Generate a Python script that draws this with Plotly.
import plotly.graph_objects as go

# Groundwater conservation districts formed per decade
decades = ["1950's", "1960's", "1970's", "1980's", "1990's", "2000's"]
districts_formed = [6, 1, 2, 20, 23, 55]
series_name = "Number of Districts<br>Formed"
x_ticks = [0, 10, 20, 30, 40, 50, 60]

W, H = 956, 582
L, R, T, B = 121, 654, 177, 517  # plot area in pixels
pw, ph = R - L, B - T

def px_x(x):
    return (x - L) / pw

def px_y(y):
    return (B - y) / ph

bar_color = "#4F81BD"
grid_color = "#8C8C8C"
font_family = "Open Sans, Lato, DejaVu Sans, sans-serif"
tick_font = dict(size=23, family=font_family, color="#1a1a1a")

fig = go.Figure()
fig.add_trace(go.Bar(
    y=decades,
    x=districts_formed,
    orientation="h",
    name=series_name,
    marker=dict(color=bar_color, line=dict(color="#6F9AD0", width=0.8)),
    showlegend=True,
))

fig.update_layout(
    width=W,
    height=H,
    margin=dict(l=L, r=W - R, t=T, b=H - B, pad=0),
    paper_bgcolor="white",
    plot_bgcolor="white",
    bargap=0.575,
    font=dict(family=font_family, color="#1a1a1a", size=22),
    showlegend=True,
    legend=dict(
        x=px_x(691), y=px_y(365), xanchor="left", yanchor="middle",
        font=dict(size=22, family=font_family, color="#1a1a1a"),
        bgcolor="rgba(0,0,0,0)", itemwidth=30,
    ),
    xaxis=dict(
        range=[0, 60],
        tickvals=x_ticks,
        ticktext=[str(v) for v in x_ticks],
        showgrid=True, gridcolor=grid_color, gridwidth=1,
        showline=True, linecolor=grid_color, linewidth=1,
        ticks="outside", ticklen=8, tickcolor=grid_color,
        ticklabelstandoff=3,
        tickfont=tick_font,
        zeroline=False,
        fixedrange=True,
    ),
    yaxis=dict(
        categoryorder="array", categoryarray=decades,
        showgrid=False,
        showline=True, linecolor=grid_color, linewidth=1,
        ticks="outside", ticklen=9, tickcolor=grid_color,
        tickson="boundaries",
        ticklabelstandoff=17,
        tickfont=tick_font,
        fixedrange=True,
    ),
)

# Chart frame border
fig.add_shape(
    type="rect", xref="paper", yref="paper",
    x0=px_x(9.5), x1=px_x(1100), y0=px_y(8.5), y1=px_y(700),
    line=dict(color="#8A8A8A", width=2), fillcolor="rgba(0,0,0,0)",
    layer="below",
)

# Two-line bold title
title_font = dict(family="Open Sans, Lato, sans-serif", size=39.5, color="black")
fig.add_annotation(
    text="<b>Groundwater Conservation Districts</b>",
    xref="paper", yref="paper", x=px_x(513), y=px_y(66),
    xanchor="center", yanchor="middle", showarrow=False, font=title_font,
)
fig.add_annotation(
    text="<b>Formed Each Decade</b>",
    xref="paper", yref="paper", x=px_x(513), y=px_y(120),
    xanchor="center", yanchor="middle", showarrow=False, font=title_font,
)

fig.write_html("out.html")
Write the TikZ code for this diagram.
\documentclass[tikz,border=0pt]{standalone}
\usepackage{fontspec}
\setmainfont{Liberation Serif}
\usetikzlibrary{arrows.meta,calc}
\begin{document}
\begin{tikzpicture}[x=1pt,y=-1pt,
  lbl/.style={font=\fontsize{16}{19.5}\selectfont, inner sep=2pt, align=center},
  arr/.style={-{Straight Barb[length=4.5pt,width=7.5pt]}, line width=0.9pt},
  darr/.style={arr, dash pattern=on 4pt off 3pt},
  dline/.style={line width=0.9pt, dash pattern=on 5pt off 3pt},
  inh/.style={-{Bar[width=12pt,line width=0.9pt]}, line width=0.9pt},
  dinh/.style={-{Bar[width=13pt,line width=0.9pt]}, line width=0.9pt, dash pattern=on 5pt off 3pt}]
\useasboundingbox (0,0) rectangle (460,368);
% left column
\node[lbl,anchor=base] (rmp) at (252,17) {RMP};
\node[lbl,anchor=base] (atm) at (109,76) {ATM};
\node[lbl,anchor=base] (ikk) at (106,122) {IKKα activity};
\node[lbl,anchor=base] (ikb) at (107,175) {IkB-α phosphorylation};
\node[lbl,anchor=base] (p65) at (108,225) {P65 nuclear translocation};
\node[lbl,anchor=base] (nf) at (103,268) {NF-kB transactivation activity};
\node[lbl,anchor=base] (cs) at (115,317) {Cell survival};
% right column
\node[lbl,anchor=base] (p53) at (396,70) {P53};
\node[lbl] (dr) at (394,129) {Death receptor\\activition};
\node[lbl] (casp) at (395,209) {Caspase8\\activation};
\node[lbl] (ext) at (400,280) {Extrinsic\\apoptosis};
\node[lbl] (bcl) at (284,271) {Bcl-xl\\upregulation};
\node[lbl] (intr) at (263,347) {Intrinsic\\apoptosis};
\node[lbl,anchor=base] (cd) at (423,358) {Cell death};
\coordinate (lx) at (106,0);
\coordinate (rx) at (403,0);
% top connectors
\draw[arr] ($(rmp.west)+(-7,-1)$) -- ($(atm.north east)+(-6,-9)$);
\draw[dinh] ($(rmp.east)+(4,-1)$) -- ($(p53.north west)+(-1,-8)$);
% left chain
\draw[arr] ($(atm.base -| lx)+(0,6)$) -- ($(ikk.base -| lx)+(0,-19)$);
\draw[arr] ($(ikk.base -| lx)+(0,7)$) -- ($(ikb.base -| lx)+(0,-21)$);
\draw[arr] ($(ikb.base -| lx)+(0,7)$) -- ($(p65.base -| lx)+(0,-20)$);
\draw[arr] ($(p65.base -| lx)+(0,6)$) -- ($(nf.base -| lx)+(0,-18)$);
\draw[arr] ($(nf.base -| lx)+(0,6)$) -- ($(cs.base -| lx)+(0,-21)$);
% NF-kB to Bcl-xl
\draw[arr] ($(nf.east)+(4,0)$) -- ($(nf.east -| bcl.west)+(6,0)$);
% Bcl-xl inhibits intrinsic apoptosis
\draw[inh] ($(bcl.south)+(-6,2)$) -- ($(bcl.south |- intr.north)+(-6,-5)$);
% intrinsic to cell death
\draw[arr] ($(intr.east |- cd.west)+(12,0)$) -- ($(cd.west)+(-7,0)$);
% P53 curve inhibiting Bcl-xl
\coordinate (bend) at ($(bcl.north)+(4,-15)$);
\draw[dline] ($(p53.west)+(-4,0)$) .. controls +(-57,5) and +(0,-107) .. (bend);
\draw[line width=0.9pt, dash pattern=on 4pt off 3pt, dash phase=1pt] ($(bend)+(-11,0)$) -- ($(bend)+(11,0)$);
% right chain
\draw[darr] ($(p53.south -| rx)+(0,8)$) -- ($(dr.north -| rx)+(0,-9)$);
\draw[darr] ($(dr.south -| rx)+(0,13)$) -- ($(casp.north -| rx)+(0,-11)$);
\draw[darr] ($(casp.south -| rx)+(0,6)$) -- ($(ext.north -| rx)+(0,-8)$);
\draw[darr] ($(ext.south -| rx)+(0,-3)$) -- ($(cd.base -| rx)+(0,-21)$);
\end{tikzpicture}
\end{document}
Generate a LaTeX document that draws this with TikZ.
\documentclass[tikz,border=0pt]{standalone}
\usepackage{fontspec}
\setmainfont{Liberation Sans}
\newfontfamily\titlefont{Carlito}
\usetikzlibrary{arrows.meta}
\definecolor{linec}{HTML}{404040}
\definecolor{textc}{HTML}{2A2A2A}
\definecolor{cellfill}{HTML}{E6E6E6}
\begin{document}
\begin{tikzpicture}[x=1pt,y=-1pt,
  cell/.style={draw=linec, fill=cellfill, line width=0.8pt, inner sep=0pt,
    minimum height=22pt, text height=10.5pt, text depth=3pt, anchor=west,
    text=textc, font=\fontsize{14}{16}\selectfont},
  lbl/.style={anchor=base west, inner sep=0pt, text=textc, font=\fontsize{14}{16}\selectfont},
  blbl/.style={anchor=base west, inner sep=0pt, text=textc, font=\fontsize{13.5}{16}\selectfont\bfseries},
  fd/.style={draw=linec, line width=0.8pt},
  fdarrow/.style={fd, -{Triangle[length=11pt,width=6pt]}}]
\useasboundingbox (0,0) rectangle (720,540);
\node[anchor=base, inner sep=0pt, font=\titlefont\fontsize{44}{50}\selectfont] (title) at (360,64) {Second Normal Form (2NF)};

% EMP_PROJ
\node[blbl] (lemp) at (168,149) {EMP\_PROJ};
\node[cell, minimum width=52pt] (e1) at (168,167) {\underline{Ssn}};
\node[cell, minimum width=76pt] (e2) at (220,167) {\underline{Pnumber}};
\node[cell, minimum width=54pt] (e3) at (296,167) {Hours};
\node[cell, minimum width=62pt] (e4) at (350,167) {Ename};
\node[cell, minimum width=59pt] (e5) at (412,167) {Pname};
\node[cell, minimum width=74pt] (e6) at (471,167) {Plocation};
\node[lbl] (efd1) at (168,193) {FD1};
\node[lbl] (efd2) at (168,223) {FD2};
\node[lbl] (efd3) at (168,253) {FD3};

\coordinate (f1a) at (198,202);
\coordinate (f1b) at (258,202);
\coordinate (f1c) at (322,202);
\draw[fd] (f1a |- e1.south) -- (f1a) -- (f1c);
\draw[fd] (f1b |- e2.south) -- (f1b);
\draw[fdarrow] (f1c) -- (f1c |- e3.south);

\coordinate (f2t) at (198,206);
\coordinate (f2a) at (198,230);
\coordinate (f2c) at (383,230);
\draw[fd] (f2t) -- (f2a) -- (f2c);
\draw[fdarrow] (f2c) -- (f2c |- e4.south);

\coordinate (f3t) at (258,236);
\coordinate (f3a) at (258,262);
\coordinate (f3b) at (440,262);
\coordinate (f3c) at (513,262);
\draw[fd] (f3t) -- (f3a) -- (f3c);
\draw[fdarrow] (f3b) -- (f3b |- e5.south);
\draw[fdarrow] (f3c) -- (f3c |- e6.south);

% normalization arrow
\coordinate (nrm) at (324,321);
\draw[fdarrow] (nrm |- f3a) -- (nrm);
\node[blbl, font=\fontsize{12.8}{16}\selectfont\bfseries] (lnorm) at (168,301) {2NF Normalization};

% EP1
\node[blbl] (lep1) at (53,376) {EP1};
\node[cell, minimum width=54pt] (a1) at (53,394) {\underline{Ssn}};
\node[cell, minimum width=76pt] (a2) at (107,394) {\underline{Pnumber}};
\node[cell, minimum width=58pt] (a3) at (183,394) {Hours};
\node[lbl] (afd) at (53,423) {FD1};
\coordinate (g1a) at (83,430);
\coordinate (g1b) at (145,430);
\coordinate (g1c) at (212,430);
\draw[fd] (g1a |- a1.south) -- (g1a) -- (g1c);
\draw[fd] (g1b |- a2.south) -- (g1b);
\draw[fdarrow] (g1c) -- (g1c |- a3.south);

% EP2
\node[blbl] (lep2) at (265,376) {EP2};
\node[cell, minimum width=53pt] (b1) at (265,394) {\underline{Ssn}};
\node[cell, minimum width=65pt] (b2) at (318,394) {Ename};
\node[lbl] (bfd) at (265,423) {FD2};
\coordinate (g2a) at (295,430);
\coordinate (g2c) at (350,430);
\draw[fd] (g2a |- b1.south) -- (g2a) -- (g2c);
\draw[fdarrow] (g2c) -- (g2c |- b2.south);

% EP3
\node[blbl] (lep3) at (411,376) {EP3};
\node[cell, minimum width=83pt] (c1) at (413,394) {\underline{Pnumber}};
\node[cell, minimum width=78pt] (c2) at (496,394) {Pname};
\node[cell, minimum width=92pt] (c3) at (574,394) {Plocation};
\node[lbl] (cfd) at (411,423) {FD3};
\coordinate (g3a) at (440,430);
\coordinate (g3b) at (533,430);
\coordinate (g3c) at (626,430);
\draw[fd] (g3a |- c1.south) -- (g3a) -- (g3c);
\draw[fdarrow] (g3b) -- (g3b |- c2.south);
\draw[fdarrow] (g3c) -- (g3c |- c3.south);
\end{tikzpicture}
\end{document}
· · · ·
- [Instructions for the task] Starting at the first line of the data above, please restate word for word every line up to and including the one that holds "x_ticks = [0, 10, 20, 30, 40, 50, 60]", and add nothing else.

- [Answer]
Generate a Python script that draws this with Plotly.
import plotly.graph_objects as go

# Groundwater conservation districts formed per decade
decades = ["1950's", "1960's", "1970's", "1980's", "1990's", "2000's"]
districts_formed = [6, 1, 2, 20, 23, 55]
series_name = "Number of Districts<br>Formed"
x_ticks = [0, 10, 20, 30, 40, 50, 60]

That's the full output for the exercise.